A few months ago I took a selfie (not my first, of course) and wrote a very personal caption, and clicked post on Instagram. I did this without thinking much and didn’t want to over analyze what could go wrong with opening up so much on social media. To be clear, I don’t normally take selfies and post them on social media. I also rarely talk about emotions, or share personal things with just anyone, let alone on social media. What made me decide to do these two things that I normally don’t do was years of listening to my friends list off things they don’t like about themselves, as well as hearing all their insecurities, and the desire to fit in and look attractive. All these years of hearing women talk negatively to themselves, and trust me, I was/am one of them, really got to me. We are all measuring ourselves to unrealistic standards, to standards that are shallow and very narrow-minded. We are all trying to fit into a mold that society has told us we need to be in order to have value, to find success, and to be attractive.
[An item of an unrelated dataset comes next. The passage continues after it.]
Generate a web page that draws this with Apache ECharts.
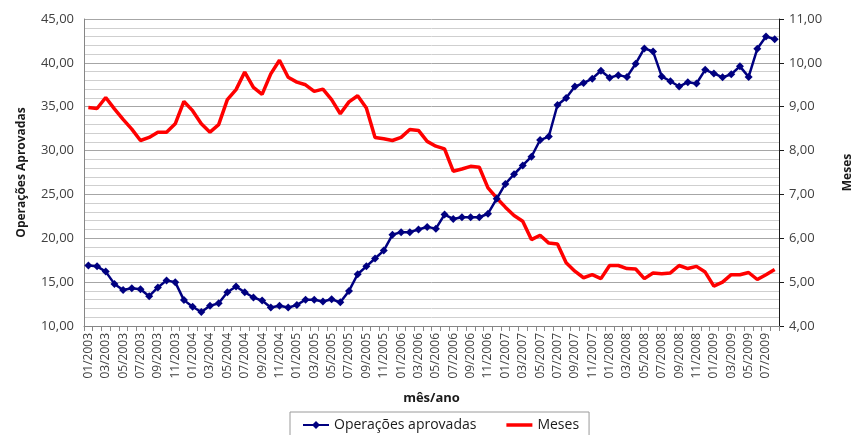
<!DOCTYPE html>
<html>
<head>
<meta charset="utf-8">
<script src="https://cdn.jsdelivr.net/npm/echarts@6/dist/echarts.min.js"></script>
<style>
html,body{margin:0;padding:0;background:#fff;}
#chart{width:862px;height:435px;}
</style>
</head>
<body>
<div id="chart"></div>
<script>
// Categories: monthly 01/2003 .. 08/2009
const years = [2003, 2004, 2005, 2006, 2007, 2008, 2009];
const categories = [];
years.forEach(function (y) {
  for (let m = 1; m <= 12; m++) {
    if (y === 2009 && m > 8) break;
    categories.push((m < 10 ? '0' + m : '' + m) + '/' + y);
  }
});

const operacoesAprovadas = [
  16.9, 16.8, 16.2, 14.8, 14.1, 14.3, 14.2, 13.4, 14.4, 15.2, 15.0, 12.95,
  12.2, 11.6, 12.3, 12.6, 13.85, 14.5, 13.85, 13.25, 12.9, 12.1, 12.3, 12.1,
  12.4, 13.0, 13.0, 12.8, 13.05, 12.7, 14.0, 15.9, 16.8, 17.7, 18.6, 20.4,
  20.7, 20.7, 21.0, 21.3, 21.1, 22.7, 22.2, 22.4, 22.4, 22.4, 22.8, 24.5,
  26.2, 27.3, 28.3, 29.3, 31.2, 31.6, 35.2, 36.0, 37.3, 37.7, 38.2, 39.1,
  38.3, 38.6, 38.4, 39.9, 41.65, 41.3, 38.45, 37.9, 37.3, 37.8, 37.65, 39.2,
  38.8, 38.35, 38.7, 39.6, 38.4, 41.6, 43.0, 42.7
];

const meses = [
  8.98, 8.96, 9.21, 8.95, 8.71, 8.49, 8.23, 8.30, 8.42, 8.42, 8.61, 9.12,
  8.91, 8.61, 8.42, 8.59, 9.16, 9.39, 9.79, 9.44, 9.28, 9.75, 10.06, 9.67,
  9.56, 9.50, 9.35, 9.40, 9.16, 8.84, 9.11, 9.25, 8.97, 8.30, 8.27, 8.23,
  8.30, 8.48, 8.46, 8.21, 8.10, 8.04, 7.53, 7.58, 7.64, 7.62, 7.15, 6.92,
  6.71, 6.52, 6.39, 5.97, 6.07, 5.89, 5.87, 5.44, 5.25, 5.10, 5.17, 5.08,
  5.38, 5.38, 5.31, 5.30, 5.08, 5.21, 5.19, 5.21, 5.38, 5.31, 5.36, 5.23,
  4.91, 5.00, 5.17, 5.17, 5.22, 5.06, 5.17, 5.29
];

const seriesNames = ['Operações aprovadas', 'Meses'];
const axisNames = ['Operações Aprovadas', 'Meses', 'mês/ano'];

function fmt(v) { return v.toFixed(2).replace('.', ','); }

const FONT = 'Open Sans';
const chart = echarts.init(document.getElementById('chart'), null, {renderer: 'canvas'});
chart.setOption({
  animation: false,
  backgroundColor: '#ffffff',
  textStyle: {fontFamily: FONT},
  grid: {left: 84, right: 70, top: 19, bottom: 109, containLabel: false},
  legend: {
    left: 290, top: 412,
    padding: [6, 10, 6, 12],
    borderColor: '#9a9a9a', borderWidth: 1,
    itemWidth: 26, itemHeight: 10, itemGap: 30,
    textStyle: {fontFamily: FONT, fontSize: 14, color: '#1a1a1a'},
    data: [
      {name: seriesNames[0]},
      {name: seriesNames[1], icon: 'path://M0,0 L26,0 L26,3.5 L0,3.5 Z', itemStyle: {color: '#ff0000'}}
    ]
  },
  xAxis: {
    type: 'category',
    data: categories,
    boundaryGap: true,
    name: axisNames[2],
    nameLocation: 'middle',
    nameGap: 66,
    nameTextStyle: {fontFamily: FONT, fontSize: 13, fontWeight: 'bold', color: '#1a1a1a'},
    axisLine: {lineStyle: {color: '#868686', width: 1}},
    axisTick: {show: true, interval: 0, length: 5, lineStyle: {color: '#868686'}},
    axisLabel: {interval: 1, rotate: 90, fontSize: 12, color: '#404040', margin: 7, fontFamily: FONT},
    splitLine: {show: false}
  },
  yAxis: [{
    type: 'value',
    min: 10, max: 45, interval: 5,
    name: axisNames[0],
    nameLocation: 'middle',
    nameGap: 56,
    nameRotate: 90,
    nameTextStyle: {fontFamily: FONT, fontSize: 12, fontWeight: 'bold', color: '#1a1a1a'},
    axisLine: {show: true, lineStyle: {color: '#868686'}},
    axisTick: {show: false},
    axisLabel: {formatter: fmt, fontSize: 13, color: '#404040', margin: 10, fontFamily: FONT},
    splitLine: {show: true, lineStyle: {color: '#a6a6a6', width: 1}},
    minorTick: {show: false, splitNumber: 5},
    minorSplitLine: {show: true, lineStyle: {color: '#cfcfcf', width: 1}}
  }, {
    type: 'value',
    min: 4, max: 11, interval: 1,
    position: 'right',
    name: axisNames[1],
    nameLocation: 'middle',
    nameGap: 63,
    nameRotate: 90,
    nameTextStyle: {fontFamily: FONT, fontSize: 12, fontWeight: 'bold', color: '#1a1a1a'},
    axisLine: {show: true, lineStyle: {color: '#1a1a1a'}},
    axisTick: {show: true, length: 5, inside: false, lineStyle: {color: '#1a1a1a'}},
    axisLabel: {formatter: fmt, fontSize: 13, color: '#404040', margin: 10, fontFamily: FONT},
    splitLine: {show: false}
  }],
  series: [{
    name: seriesNames[0],
    type: 'line',
    yAxisIndex: 0,
    data: operacoesAprovadas,
    color: '#000080',
    lineStyle: {color: '#000080', width: 2.5},
    itemStyle: {color: '#000080'},
    symbol: 'diamond',
    symbolSize: 8,
    showSymbol: true,
    showAllSymbol: true,
    z: 3
  }, {
    name: seriesNames[1],
    type: 'line',
    yAxisIndex: 1,
    data: meses,
    color: '#ff0000',
    lineStyle: {color: '#ff0000', width: 3.5},
    itemStyle: {color: '#ff0000'},
    symbol: 'none',
    z: 2
  }]
});
</script>
</body>
</html>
My caption explained how years ago I wouldn’t have taken this photo; that I wouldn’t have posted it online because I wasn’t happy with myself then. Years ago I struggled with loving myself, not only my physical characteristics but also my personality traits. It took me a long time to realize that I didn’t love myself because I never allowed myself to. I never looked at myself in the mirror, in my eyes, and said you are beautiful, you are valued and you are important. I never complimented myself, I rarely spoke positively about myself to friends, so why would I have loved myself?
Over time I started to do these things and feel more love towards myself. But, more importantly, forgiveness to myself for the hate I had earlier on. Taking the time to show yourself love will not only benefit your relationship with yourself but also with those in your life, trust me, I saw it first hand.
This experience was important to me and to what I want others to know. That taking a selfie isn’t being narcissistic, that saying you love your physical traits isn’t being conceited, but rather these are actions to show yourself love. These are important actions that we need to teach ourselves, others, and the next generation to actively do.
Knowing how vital accepting and loving yourself in your natural shape is, lead me to powering the movement the Self Love Club. This club is not me, it’s not my brand, it’s not buying our garments, but rather you and your attitude. This movement is inclusive, encouraging everyone to open up the dialogue and create a safe space for people to grow in their self love journey. From blog posts, to videos, and to events, we want to empower everyone to love themselves and to give space for that growth.
So next time you look in the mirror, don’t look at what you should improve, but look into your eyes and say you are beautiful and worthy. Tell your friends something you love about yourself, whether it’s your brown eyes or dry sense of humour. Instead of thinking you’re not enough, know that you are more than enough.